**Problem description:**
Transcribe the stretch of entries below from the line with "Write a Python" through the line with "import seaborn as sns", exactly and with both ends included; leave out all other lines.

**Records for processing:**
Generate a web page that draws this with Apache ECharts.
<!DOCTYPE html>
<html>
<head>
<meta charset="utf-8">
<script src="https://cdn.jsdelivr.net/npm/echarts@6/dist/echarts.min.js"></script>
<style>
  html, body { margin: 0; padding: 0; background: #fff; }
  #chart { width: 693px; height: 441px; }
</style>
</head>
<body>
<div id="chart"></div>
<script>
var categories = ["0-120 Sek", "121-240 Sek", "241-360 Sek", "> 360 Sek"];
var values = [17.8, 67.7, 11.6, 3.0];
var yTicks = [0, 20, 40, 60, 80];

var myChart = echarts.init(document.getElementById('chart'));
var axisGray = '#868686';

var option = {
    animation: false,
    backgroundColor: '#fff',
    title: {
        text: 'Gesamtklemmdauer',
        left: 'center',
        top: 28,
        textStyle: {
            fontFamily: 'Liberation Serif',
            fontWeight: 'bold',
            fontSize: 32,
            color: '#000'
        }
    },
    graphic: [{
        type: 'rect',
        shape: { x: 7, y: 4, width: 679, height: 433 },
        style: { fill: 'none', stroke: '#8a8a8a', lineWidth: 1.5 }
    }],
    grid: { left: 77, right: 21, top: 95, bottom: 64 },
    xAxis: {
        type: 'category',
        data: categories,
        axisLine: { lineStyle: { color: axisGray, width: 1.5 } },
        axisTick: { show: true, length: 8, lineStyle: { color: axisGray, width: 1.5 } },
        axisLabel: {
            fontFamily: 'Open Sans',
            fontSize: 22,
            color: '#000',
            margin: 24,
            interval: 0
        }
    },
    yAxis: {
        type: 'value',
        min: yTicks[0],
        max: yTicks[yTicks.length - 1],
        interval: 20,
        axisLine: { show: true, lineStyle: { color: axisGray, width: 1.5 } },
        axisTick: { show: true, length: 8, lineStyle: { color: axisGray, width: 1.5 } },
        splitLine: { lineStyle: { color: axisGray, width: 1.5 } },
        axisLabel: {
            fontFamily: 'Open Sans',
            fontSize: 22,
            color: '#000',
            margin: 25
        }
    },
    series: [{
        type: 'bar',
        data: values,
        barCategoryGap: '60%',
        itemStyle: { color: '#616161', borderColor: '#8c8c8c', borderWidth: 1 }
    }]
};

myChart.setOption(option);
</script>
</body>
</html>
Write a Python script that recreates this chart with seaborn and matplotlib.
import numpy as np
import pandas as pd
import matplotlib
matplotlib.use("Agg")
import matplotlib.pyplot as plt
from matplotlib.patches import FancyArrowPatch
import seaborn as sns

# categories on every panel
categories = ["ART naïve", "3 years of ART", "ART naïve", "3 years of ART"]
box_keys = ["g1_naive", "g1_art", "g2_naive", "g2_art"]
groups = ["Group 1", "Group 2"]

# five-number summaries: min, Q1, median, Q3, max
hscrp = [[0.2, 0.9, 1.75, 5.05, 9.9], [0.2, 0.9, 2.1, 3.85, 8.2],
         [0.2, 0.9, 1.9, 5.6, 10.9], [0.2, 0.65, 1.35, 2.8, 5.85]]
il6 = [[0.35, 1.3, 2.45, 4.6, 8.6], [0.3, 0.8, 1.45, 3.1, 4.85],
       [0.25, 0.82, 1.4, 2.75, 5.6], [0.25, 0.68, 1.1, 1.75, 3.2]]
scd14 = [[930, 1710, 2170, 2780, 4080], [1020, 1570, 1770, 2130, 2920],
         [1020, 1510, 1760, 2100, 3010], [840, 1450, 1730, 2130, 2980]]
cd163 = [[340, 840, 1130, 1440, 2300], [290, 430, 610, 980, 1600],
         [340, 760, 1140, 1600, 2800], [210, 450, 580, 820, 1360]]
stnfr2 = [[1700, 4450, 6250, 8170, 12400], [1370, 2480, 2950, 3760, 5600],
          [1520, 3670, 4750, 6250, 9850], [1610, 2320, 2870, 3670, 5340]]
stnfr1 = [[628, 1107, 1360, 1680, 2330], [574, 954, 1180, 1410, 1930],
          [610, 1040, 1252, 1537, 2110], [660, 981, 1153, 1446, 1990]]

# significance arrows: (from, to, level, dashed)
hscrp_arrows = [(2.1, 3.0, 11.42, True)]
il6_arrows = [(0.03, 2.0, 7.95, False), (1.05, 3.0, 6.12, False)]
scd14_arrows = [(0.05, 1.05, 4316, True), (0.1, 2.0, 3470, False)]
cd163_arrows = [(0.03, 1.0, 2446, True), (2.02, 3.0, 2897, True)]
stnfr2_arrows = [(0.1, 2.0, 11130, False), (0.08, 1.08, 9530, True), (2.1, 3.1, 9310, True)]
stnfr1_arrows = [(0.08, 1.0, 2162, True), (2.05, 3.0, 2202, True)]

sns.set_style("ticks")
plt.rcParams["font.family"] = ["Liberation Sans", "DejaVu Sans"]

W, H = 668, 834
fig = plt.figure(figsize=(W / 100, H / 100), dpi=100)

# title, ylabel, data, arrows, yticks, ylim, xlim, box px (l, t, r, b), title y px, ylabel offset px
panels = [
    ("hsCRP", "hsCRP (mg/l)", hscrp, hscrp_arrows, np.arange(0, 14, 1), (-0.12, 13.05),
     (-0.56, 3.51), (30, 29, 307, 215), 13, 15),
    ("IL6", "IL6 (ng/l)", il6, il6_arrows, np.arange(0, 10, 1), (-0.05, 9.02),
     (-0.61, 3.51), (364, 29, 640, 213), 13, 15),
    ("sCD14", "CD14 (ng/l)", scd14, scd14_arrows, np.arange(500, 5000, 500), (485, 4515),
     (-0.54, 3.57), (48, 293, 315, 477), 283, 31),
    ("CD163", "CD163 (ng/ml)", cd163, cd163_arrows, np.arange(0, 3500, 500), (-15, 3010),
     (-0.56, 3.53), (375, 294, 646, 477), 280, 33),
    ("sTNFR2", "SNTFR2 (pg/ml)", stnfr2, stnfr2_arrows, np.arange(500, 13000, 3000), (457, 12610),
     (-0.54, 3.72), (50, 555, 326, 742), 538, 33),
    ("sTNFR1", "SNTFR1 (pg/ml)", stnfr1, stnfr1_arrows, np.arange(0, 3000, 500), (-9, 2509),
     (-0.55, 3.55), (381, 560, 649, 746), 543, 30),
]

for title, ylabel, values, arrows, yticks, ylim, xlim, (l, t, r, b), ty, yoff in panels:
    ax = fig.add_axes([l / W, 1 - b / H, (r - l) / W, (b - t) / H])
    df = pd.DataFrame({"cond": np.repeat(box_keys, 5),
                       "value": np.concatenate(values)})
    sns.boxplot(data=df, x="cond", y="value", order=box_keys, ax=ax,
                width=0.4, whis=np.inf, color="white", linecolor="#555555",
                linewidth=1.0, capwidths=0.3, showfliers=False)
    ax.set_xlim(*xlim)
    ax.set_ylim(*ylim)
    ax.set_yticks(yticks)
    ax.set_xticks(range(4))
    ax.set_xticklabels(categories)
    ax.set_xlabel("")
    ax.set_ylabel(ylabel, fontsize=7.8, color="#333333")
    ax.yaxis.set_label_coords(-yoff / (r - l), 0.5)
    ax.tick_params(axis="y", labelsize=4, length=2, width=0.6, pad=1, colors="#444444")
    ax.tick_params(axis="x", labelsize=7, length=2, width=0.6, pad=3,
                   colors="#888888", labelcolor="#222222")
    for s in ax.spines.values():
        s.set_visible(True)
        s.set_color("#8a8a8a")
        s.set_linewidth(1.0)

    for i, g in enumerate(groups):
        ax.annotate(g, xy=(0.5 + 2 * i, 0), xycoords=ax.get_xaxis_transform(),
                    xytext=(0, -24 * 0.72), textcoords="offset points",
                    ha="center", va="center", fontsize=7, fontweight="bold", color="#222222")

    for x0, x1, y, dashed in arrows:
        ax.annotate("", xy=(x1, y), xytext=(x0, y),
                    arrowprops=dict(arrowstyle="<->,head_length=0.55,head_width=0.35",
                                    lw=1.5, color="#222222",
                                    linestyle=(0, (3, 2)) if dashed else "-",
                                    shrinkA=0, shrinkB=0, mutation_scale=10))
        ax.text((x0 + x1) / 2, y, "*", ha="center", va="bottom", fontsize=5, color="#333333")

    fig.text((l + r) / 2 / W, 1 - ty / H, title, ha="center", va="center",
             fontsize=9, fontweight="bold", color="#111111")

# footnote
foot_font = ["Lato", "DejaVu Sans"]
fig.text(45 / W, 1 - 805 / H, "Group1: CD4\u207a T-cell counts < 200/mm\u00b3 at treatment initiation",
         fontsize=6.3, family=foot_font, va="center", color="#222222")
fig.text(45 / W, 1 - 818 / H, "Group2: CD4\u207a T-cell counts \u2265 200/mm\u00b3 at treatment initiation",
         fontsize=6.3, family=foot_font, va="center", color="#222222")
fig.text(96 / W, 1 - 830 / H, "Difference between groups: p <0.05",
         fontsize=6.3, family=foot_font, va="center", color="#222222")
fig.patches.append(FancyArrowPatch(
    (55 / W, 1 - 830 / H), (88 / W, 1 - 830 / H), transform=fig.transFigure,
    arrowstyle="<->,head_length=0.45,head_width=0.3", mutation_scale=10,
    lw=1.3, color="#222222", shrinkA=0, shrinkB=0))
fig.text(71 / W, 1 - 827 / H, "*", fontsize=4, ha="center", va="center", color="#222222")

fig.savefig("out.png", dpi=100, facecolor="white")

**Result for this exercise:**
Write a Python script that recreates this chart with seaborn and matplotlib.
import numpy as np
import pandas as pd
import matplotlib
matplotlib.use("Agg")
import matplotlib.pyplot as plt
from matplotlib.patches import FancyArrowPatch
import seaborn as sns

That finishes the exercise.